TASK DESCRIPTION —
Only the lines from the one containing "Output the Python" through the one containing "fig = plt.figure(figsize=(12.88, 4.92), dpi=100)" belong in the answer; copy them exactly and leave out pictures.
## BEGIN DATA EXCERPTS
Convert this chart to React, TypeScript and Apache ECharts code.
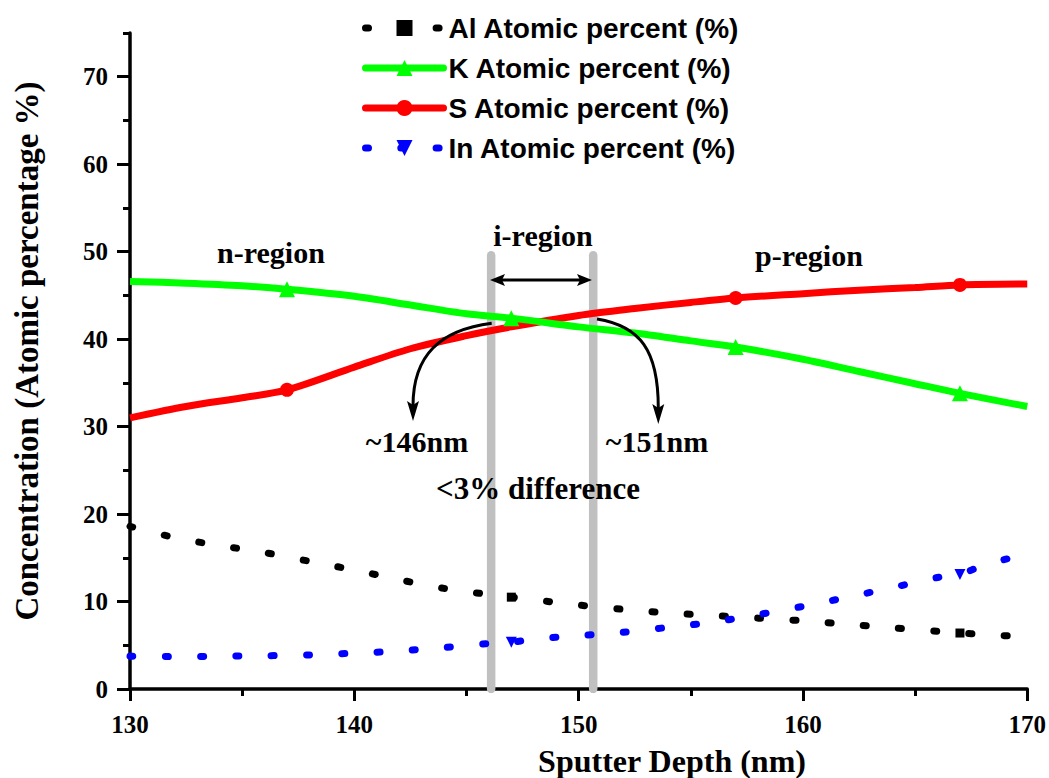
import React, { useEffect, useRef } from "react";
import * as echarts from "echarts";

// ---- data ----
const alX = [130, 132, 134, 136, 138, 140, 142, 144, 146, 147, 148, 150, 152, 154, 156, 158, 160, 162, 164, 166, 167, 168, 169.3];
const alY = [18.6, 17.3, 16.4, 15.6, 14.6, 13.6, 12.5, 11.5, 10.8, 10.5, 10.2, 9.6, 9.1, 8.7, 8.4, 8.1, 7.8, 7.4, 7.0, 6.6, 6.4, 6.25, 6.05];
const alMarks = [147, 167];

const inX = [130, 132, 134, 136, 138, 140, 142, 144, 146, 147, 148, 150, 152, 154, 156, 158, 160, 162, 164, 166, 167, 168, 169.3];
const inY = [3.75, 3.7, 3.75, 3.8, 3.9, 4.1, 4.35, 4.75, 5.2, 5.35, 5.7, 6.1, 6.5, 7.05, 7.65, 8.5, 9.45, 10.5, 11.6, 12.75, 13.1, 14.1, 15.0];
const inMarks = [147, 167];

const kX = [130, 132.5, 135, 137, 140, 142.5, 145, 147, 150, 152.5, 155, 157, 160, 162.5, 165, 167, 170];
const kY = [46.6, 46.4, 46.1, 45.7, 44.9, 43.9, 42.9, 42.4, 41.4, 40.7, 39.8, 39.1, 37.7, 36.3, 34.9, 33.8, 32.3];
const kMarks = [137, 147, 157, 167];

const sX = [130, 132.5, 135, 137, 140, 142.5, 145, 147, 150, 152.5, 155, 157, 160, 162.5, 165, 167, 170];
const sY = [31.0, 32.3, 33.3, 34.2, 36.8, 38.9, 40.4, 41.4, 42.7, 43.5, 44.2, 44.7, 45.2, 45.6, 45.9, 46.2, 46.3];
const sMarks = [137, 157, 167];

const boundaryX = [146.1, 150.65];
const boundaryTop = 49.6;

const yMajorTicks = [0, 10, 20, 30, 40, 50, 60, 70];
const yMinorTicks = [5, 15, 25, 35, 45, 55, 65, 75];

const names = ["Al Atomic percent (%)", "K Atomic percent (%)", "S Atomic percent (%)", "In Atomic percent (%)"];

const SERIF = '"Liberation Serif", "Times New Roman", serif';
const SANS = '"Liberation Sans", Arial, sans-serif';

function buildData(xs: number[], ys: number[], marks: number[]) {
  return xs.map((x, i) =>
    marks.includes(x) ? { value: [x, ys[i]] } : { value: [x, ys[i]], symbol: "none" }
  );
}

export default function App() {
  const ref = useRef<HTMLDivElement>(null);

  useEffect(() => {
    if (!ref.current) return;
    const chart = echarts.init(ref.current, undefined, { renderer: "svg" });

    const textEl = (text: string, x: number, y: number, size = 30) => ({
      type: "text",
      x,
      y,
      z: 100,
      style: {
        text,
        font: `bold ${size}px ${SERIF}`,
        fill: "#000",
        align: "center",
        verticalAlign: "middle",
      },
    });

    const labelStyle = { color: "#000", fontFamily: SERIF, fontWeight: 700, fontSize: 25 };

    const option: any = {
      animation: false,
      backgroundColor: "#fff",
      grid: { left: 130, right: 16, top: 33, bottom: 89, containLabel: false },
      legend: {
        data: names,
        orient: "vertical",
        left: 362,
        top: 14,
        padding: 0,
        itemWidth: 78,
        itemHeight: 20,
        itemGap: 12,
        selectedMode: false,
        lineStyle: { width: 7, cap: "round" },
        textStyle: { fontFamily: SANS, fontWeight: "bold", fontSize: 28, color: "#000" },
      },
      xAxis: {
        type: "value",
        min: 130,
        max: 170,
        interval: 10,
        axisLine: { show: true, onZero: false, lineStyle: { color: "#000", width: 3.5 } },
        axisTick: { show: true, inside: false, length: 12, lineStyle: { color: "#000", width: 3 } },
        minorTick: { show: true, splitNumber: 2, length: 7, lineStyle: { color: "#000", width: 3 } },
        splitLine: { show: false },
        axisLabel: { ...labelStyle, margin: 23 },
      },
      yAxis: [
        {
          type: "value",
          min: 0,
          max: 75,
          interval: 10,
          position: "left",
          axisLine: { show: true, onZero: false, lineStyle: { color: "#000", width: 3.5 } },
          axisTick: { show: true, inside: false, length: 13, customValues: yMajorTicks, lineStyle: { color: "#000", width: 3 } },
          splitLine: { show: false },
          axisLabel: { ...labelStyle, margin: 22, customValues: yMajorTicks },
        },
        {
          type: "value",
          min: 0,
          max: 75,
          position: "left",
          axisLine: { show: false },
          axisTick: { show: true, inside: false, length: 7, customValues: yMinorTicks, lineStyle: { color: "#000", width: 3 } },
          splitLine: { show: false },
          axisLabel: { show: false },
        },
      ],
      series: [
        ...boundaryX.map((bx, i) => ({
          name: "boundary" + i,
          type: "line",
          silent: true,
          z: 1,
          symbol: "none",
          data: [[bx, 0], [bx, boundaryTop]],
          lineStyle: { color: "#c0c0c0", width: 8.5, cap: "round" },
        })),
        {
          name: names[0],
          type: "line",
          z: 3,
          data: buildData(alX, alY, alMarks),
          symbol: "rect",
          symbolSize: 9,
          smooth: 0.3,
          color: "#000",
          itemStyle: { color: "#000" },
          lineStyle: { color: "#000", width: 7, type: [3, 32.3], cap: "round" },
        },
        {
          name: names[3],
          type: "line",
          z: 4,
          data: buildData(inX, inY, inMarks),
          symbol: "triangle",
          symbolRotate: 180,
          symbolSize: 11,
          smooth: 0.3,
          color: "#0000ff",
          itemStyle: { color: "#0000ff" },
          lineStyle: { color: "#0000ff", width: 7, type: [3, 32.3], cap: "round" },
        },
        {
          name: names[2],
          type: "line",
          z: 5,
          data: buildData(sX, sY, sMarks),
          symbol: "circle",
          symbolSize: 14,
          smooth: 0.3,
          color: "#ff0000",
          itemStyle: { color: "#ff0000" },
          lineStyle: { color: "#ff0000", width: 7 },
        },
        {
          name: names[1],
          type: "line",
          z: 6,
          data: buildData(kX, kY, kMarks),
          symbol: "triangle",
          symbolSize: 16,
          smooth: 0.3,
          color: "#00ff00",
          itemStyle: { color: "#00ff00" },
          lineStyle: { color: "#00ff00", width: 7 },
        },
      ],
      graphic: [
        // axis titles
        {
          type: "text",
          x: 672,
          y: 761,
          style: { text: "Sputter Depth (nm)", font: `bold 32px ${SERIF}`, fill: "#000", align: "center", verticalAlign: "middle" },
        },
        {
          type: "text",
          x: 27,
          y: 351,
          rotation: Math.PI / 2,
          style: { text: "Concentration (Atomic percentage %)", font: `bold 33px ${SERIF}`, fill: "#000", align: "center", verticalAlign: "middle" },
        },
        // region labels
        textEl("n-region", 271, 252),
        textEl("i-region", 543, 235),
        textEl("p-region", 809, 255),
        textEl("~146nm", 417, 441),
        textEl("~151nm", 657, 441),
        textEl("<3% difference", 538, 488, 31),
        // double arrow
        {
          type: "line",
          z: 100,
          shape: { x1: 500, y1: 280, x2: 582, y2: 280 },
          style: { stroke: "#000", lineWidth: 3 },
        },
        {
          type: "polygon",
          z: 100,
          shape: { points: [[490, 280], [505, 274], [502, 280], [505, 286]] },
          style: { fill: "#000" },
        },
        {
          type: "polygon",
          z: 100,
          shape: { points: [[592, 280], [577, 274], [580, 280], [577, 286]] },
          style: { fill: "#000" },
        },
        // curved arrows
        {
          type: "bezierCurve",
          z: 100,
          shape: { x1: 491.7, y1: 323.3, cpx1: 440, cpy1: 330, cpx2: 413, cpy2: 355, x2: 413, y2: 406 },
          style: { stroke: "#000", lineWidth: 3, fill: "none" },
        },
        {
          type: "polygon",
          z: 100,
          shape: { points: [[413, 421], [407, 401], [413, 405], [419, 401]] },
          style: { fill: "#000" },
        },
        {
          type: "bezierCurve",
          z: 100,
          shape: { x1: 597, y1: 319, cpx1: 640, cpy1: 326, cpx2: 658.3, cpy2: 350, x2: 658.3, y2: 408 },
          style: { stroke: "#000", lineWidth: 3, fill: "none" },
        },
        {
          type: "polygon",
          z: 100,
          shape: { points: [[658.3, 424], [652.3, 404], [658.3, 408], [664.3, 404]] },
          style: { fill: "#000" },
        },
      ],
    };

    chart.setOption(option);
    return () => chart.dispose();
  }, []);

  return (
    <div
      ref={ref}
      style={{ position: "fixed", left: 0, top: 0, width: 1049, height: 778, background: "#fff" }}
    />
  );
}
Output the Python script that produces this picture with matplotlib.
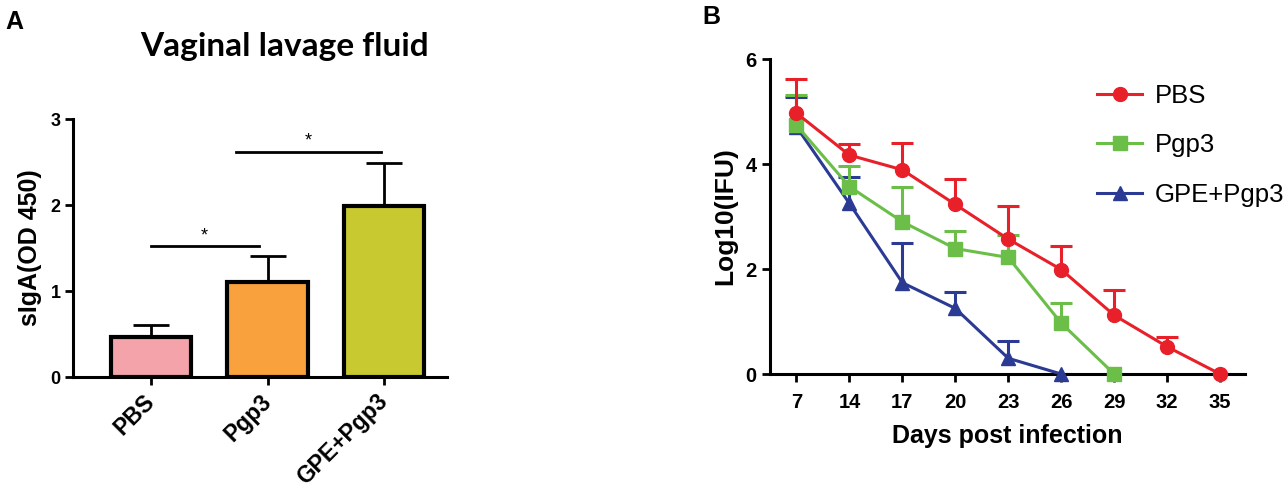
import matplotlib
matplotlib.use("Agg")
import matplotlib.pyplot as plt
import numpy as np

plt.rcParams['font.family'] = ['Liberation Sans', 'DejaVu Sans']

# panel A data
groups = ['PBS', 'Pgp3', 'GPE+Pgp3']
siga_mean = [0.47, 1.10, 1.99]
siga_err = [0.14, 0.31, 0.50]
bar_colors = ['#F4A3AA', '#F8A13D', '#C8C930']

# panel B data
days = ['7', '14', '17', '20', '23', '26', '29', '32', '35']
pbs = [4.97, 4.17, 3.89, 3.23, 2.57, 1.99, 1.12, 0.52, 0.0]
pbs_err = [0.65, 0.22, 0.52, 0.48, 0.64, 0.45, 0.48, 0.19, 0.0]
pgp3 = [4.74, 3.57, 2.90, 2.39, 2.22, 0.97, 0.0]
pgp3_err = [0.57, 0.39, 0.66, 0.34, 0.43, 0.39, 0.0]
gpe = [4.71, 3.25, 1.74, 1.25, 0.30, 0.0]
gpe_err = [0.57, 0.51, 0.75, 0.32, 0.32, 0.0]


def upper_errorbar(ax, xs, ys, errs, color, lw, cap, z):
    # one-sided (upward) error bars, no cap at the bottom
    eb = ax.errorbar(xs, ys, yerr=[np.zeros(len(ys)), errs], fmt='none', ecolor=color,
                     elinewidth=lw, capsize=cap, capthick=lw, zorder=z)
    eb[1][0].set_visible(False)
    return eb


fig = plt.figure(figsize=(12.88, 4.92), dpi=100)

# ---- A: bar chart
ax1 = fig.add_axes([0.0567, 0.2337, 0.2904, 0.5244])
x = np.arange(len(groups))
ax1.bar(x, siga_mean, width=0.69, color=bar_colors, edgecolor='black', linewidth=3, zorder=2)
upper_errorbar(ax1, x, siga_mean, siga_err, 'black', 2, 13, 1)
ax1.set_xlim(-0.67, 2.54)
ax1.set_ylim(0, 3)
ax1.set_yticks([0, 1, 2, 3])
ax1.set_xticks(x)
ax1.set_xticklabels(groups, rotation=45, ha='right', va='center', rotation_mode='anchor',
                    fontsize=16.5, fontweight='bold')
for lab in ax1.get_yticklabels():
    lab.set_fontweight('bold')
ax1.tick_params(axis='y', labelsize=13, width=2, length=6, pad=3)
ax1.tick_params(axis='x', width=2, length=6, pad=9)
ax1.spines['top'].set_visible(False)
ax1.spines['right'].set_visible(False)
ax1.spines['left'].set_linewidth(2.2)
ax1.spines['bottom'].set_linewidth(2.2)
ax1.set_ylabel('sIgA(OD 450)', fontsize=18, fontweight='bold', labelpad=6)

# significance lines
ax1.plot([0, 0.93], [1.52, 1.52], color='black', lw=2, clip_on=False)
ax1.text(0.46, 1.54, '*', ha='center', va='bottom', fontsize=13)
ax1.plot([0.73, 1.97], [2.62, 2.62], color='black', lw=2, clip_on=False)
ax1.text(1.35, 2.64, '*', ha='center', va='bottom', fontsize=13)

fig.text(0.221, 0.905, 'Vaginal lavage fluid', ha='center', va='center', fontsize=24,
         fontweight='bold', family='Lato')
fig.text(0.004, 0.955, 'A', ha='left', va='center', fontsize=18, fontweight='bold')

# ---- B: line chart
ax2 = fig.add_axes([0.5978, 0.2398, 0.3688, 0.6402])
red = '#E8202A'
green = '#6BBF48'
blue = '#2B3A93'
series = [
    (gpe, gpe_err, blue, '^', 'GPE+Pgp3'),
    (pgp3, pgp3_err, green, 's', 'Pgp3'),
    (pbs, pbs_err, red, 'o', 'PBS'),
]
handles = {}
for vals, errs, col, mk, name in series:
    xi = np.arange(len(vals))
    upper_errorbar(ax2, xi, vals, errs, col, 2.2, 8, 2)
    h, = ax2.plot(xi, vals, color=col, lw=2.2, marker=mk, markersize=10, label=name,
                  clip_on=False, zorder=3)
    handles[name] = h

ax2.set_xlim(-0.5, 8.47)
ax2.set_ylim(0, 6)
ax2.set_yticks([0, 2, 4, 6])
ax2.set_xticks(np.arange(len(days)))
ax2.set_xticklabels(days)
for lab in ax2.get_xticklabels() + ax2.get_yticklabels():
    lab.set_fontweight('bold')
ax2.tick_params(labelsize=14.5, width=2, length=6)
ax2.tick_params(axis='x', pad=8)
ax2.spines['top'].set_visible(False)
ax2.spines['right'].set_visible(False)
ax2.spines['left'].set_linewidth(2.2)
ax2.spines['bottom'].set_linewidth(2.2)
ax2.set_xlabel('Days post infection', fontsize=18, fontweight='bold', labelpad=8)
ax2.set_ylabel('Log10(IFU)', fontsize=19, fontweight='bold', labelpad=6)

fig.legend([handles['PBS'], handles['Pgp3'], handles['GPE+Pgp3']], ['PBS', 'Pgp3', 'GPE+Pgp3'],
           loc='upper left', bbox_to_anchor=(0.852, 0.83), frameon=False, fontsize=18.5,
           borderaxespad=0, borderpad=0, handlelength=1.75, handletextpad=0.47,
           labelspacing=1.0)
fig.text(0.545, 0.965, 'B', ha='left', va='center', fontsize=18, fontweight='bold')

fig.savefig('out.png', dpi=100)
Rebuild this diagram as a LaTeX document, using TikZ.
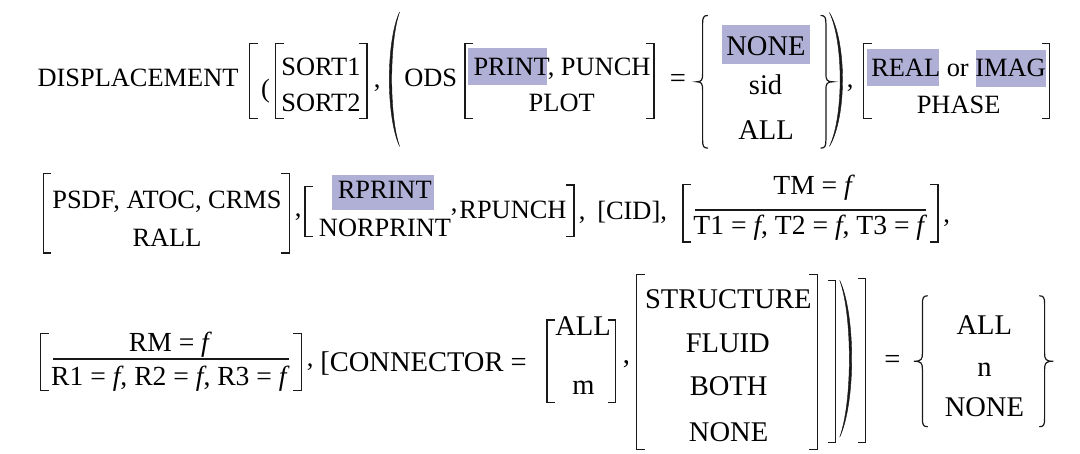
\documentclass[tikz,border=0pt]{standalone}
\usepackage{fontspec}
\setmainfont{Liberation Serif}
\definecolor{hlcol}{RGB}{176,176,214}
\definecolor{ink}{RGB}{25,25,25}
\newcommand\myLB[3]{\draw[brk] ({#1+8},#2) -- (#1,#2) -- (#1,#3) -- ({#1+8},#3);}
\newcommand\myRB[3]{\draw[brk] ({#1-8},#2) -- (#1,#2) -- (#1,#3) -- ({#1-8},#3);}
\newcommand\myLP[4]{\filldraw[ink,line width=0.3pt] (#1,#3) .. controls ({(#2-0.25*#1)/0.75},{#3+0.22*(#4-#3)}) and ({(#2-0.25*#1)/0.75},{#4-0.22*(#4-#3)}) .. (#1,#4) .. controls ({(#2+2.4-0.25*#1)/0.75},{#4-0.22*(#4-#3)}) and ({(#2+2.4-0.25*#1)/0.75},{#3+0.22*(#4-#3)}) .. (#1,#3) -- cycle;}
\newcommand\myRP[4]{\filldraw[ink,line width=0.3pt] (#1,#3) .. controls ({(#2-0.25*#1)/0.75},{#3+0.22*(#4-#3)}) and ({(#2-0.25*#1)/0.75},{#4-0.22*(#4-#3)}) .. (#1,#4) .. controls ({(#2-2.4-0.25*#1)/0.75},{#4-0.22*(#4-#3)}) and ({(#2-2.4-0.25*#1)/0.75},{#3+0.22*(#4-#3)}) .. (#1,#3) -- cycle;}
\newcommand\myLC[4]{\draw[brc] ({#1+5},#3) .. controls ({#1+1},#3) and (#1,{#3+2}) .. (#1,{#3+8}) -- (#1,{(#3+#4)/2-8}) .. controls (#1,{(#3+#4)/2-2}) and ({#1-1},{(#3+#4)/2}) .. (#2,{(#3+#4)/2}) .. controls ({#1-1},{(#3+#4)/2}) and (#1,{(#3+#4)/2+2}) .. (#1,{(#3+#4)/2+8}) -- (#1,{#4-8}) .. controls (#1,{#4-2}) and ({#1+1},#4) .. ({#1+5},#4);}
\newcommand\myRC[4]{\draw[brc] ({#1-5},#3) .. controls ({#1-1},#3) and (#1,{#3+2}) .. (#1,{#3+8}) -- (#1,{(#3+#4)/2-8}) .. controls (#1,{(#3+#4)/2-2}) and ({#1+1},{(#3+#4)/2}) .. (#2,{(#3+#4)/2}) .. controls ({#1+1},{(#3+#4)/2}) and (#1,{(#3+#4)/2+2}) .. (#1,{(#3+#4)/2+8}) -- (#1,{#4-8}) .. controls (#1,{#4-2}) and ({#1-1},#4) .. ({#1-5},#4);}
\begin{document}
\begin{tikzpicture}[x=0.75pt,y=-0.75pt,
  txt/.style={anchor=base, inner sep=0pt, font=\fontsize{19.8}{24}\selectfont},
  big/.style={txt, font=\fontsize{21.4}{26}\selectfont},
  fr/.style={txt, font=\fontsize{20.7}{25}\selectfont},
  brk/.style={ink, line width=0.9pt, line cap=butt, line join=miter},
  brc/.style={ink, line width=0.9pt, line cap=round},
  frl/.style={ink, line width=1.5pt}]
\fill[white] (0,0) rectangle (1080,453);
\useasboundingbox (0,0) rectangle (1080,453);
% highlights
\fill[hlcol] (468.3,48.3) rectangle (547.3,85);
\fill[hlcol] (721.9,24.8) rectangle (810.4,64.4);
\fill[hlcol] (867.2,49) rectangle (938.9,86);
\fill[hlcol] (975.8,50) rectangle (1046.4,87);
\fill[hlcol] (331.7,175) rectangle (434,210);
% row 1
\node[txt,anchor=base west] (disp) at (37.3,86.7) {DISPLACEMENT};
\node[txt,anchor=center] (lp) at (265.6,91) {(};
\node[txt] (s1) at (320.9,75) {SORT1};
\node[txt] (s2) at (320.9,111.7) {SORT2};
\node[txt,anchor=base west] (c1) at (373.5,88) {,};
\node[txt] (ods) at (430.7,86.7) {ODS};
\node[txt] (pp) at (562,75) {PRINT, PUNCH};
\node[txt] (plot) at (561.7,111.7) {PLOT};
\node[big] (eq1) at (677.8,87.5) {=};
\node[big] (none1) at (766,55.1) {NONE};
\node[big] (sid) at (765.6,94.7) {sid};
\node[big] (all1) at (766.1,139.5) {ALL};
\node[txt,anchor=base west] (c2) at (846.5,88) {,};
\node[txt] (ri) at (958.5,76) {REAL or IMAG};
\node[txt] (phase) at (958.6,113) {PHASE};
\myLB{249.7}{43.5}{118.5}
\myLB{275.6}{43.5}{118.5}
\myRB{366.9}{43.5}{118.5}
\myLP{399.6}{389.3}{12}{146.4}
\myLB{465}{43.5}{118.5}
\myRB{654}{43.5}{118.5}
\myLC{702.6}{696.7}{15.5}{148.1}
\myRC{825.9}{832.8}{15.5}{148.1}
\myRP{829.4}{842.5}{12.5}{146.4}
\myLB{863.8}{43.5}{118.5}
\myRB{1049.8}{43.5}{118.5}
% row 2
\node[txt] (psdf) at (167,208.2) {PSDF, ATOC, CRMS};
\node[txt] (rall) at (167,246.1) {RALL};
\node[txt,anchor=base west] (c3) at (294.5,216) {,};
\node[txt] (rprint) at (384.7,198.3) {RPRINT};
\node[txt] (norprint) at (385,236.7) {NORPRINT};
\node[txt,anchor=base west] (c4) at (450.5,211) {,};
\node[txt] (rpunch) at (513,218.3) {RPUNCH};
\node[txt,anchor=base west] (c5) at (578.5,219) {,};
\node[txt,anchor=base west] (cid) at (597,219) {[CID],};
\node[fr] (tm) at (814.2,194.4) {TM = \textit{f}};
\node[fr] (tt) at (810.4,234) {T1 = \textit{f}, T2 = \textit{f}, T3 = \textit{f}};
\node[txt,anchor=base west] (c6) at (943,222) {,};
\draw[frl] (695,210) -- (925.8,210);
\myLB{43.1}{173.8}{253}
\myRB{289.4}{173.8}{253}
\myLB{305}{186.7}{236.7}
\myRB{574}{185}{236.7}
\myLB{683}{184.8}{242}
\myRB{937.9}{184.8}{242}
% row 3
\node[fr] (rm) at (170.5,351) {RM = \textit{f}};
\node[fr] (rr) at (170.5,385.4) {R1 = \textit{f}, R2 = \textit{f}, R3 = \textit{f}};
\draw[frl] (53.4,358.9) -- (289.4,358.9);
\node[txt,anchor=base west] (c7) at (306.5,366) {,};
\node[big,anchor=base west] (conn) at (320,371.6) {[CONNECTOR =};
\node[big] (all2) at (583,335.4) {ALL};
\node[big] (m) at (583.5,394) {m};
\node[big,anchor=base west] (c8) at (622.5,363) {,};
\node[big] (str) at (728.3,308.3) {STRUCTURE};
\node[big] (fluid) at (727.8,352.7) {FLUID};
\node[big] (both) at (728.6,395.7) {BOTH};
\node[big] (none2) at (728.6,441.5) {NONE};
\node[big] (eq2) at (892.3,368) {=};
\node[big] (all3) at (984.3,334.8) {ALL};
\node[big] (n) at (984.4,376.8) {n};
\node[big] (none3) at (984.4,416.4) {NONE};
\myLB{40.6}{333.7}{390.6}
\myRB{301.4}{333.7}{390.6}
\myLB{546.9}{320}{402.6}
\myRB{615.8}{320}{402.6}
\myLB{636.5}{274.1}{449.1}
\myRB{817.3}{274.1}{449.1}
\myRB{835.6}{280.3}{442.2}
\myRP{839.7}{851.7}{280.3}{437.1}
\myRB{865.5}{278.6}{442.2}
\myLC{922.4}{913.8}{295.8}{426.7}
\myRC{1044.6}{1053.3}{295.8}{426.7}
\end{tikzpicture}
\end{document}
## END DATA EXCERPTS
ANSWER —
Output the Python script that produces this picture with matplotlib.
import matplotlib
matplotlib.use("Agg")
import matplotlib.pyplot as plt
import numpy as np

plt.rcParams['font.family'] = ['Liberation Sans', 'DejaVu Sans']

# panel A data
groups = ['PBS', 'Pgp3', 'GPE+Pgp3']
siga_mean = [0.47, 1.10, 1.99]
siga_err = [0.14, 0.31, 0.50]
bar_colors = ['#F4A3AA', '#F8A13D', '#C8C930']

# panel B data
days = ['7', '14', '17', '20', '23', '26', '29', '32', '35']
pbs = [4.97, 4.17, 3.89, 3.23, 2.57, 1.99, 1.12, 0.52, 0.0]
pbs_err = [0.65, 0.22, 0.52, 0.48, 0.64, 0.45, 0.48, 0.19, 0.0]
pgp3 = [4.74, 3.57, 2.90, 2.39, 2.22, 0.97, 0.0]
pgp3_err = [0.57, 0.39, 0.66, 0.34, 0.43, 0.39, 0.0]
gpe = [4.71, 3.25, 1.74, 1.25, 0.30, 0.0]
gpe_err = [0.57, 0.51, 0.75, 0.32, 0.32, 0.0]


def upper_errorbar(ax, xs, ys, errs, color, lw, cap, z):
    # one-sided (upward) error bars, no cap at the bottom
    eb = ax.errorbar(xs, ys, yerr=[np.zeros(len(ys)), errs], fmt='none', ecolor=color,
                     elinewidth=lw, capsize=cap, capthick=lw, zorder=z)
    eb[1][0].set_visible(False)
    return eb


fig = plt.figure(figsize=(12.88, 4.92), dpi=100)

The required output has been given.